>> BEGIN SUPPLIED DATA

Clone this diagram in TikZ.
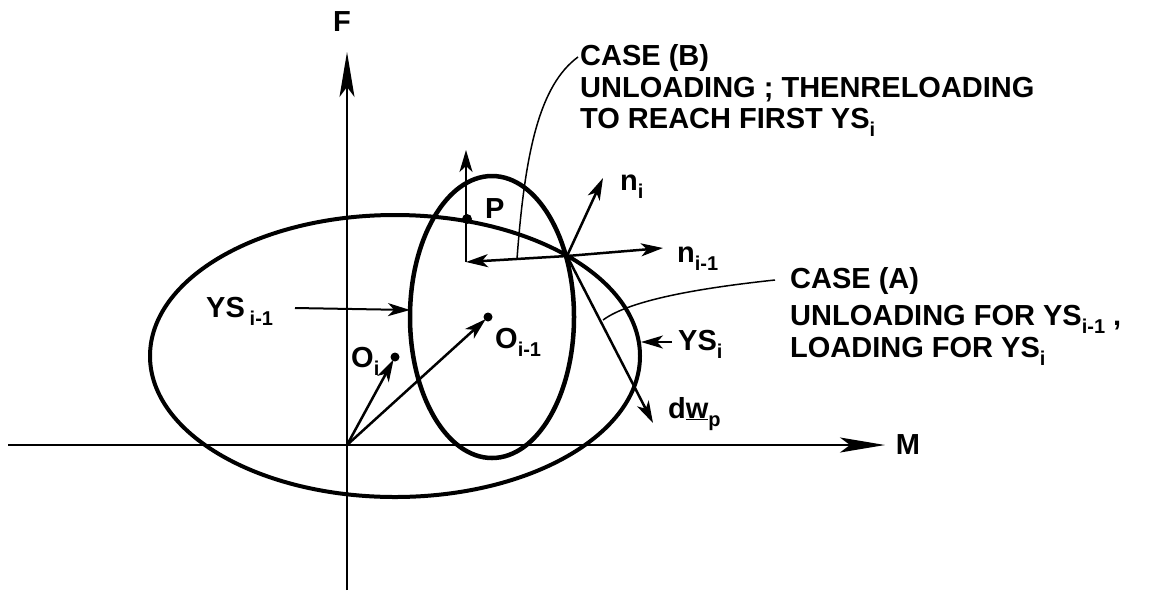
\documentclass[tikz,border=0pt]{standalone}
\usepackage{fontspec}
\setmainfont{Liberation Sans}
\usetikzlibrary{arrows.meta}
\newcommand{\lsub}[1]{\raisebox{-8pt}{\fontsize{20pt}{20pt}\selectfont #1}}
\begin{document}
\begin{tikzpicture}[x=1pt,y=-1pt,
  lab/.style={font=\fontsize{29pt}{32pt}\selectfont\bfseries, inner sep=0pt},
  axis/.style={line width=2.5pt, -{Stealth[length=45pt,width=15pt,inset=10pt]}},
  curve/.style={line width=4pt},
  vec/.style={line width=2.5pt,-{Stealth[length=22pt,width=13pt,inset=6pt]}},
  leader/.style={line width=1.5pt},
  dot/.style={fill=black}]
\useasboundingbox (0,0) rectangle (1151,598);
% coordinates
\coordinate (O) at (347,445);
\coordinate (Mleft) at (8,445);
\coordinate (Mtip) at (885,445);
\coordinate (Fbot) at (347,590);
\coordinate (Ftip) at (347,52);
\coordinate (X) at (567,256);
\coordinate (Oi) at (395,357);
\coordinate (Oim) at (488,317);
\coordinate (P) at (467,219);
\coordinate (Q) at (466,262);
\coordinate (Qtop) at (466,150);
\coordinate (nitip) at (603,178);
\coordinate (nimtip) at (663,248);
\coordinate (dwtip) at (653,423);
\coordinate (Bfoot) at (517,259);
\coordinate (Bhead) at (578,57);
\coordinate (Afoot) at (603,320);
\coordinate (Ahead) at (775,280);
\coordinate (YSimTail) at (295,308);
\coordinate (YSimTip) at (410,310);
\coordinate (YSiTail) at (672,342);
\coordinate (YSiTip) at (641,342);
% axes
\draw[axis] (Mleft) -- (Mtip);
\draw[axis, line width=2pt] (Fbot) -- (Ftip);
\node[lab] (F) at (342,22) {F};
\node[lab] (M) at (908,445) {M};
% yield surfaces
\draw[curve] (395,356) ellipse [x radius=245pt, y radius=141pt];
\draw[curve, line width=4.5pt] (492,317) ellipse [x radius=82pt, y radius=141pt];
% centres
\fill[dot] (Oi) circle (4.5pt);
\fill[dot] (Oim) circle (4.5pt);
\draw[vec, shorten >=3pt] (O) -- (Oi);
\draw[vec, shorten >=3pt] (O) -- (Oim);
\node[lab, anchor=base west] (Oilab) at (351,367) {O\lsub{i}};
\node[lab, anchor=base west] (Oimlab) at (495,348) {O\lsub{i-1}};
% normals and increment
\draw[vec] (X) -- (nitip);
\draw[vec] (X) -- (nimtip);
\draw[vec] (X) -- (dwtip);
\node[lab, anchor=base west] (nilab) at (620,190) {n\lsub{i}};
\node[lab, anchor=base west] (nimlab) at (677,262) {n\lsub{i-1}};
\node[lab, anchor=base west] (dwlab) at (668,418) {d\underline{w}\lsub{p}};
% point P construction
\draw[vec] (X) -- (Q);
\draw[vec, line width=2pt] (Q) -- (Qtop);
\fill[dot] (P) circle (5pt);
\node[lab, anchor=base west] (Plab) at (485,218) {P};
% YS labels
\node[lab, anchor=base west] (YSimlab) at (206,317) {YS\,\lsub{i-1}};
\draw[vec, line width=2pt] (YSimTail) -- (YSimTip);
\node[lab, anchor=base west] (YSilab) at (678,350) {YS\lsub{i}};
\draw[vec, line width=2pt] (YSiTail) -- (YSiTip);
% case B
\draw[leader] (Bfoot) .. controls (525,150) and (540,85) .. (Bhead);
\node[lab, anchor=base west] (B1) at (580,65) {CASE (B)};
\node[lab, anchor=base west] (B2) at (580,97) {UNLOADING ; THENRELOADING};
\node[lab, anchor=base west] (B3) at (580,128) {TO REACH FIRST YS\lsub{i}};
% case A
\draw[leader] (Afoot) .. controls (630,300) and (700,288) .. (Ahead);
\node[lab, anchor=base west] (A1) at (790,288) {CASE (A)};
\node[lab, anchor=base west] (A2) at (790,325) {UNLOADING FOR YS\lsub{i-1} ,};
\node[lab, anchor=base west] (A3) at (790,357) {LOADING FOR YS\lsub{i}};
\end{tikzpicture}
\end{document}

>> END SUPPLIED DATA

Quote the material word for word, dropping any images it holds.

Clone this diagram in TikZ.
\documentclass[tikz,border=0pt]{standalone}
\usepackage{fontspec}
\setmainfont{Liberation Sans}
\usetikzlibrary{arrows.meta}
\newcommand{\lsub}[1]{\raisebox{-8pt}{\fontsize{20pt}{20pt}\selectfont #1}}
\begin{document}
\begin{tikzpicture}[x=1pt,y=-1pt,
  lab/.style={font=\fontsize{29pt}{32pt}\selectfont\bfseries, inner sep=0pt},
  axis/.style={line width=2.5pt, -{Stealth[length=45pt,width=15pt,inset=10pt]}},
  curve/.style={line width=4pt},
  vec/.style={line width=2.5pt,-{Stealth[length=22pt,width=13pt,inset=6pt]}},
  leader/.style={line width=1.5pt},
  dot/.style={fill=black}]
\useasboundingbox (0,0) rectangle (1151,598);
% coordinates
\coordinate (O) at (347,445);
\coordinate (Mleft) at (8,445);
\coordinate (Mtip) at (885,445);
\coordinate (Fbot) at (347,590);
\coordinate (Ftip) at (347,52);
\coordinate (X) at (567,256);
\coordinate (Oi) at (395,357);
\coordinate (Oim) at (488,317);
\coordinate (P) at (467,219);
\coordinate (Q) at (466,262);
\coordinate (Qtop) at (466,150);
\coordinate (nitip) at (603,178);
\coordinate (nimtip) at (663,248);
\coordinate (dwtip) at (653,423);
\coordinate (Bfoot) at (517,259);
\coordinate (Bhead) at (578,57);
\coordinate (Afoot) at (603,320);
\coordinate (Ahead) at (775,280);
\coordinate (YSimTail) at (295,308);
\coordinate (YSimTip) at (410,310);
\coordinate (YSiTail) at (672,342);
\coordinate (YSiTip) at (641,342);
% axes
\draw[axis] (Mleft) -- (Mtip);
\draw[axis, line width=2pt] (Fbot) -- (Ftip);
\node[lab] (F) at (342,22) {F};
\node[lab] (M) at (908,445) {M};
% yield surfaces
\draw[curve] (395,356) ellipse [x radius=245pt, y radius=141pt];
\draw[curve, line width=4.5pt] (492,317) ellipse [x radius=82pt, y radius=141pt];
% centres
\fill[dot] (Oi) circle (4.5pt);
\fill[dot] (Oim) circle (4.5pt);
\draw[vec, shorten >=3pt] (O) -- (Oi);
\draw[vec, shorten >=3pt] (O) -- (Oim);
\node[lab, anchor=base west] (Oilab) at (351,367) {O\lsub{i}};
\node[lab, anchor=base west] (Oimlab) at (495,348) {O\lsub{i-1}};
% normals and increment
\draw[vec] (X) -- (nitip);
\draw[vec] (X) -- (nimtip);
\draw[vec] (X) -- (dwtip);
\node[lab, anchor=base west] (nilab) at (620,190) {n\lsub{i}};
\node[lab, anchor=base west] (nimlab) at (677,262) {n\lsub{i-1}};
\node[lab, anchor=base west] (dwlab) at (668,418) {d\underline{w}\lsub{p}};
% point P construction
\draw[vec] (X) -- (Q);
\draw[vec, line width=2pt] (Q) -- (Qtop);
\fill[dot] (P) circle (5pt);
\node[lab, anchor=base west] (Plab) at (485,218) {P};
% YS labels
\node[lab, anchor=base west] (YSimlab) at (206,317) {YS\,\lsub{i-1}};
\draw[vec, line width=2pt] (YSimTail) -- (YSimTip);
\node[lab, anchor=base west] (YSilab) at (678,350) {YS\lsub{i}};
\draw[vec, line width=2pt] (YSiTail) -- (YSiTip);
% case B
\draw[leader] (Bfoot) .. controls (525,150) and (540,85) .. (Bhead);
\node[lab, anchor=base west] (B1) at (580,65) {CASE (B)};
\node[lab, anchor=base west] (B2) at (580,97) {UNLOADING ; THENRELOADING};
\node[lab, anchor=base west] (B3) at (580,128) {TO REACH FIRST YS\lsub{i}};
% case A
\draw[leader] (Afoot) .. controls (630,300) and (700,288) .. (Ahead);
\node[lab, anchor=base west] (A1) at (790,288) {CASE (A)};
\node[lab, anchor=base west] (A2) at (790,325) {UNLOADING FOR YS\lsub{i-1} ,};
\node[lab, anchor=base west] (A3) at (790,357) {LOADING FOR YS\lsub{i}};
\end{tikzpicture}
\end{document}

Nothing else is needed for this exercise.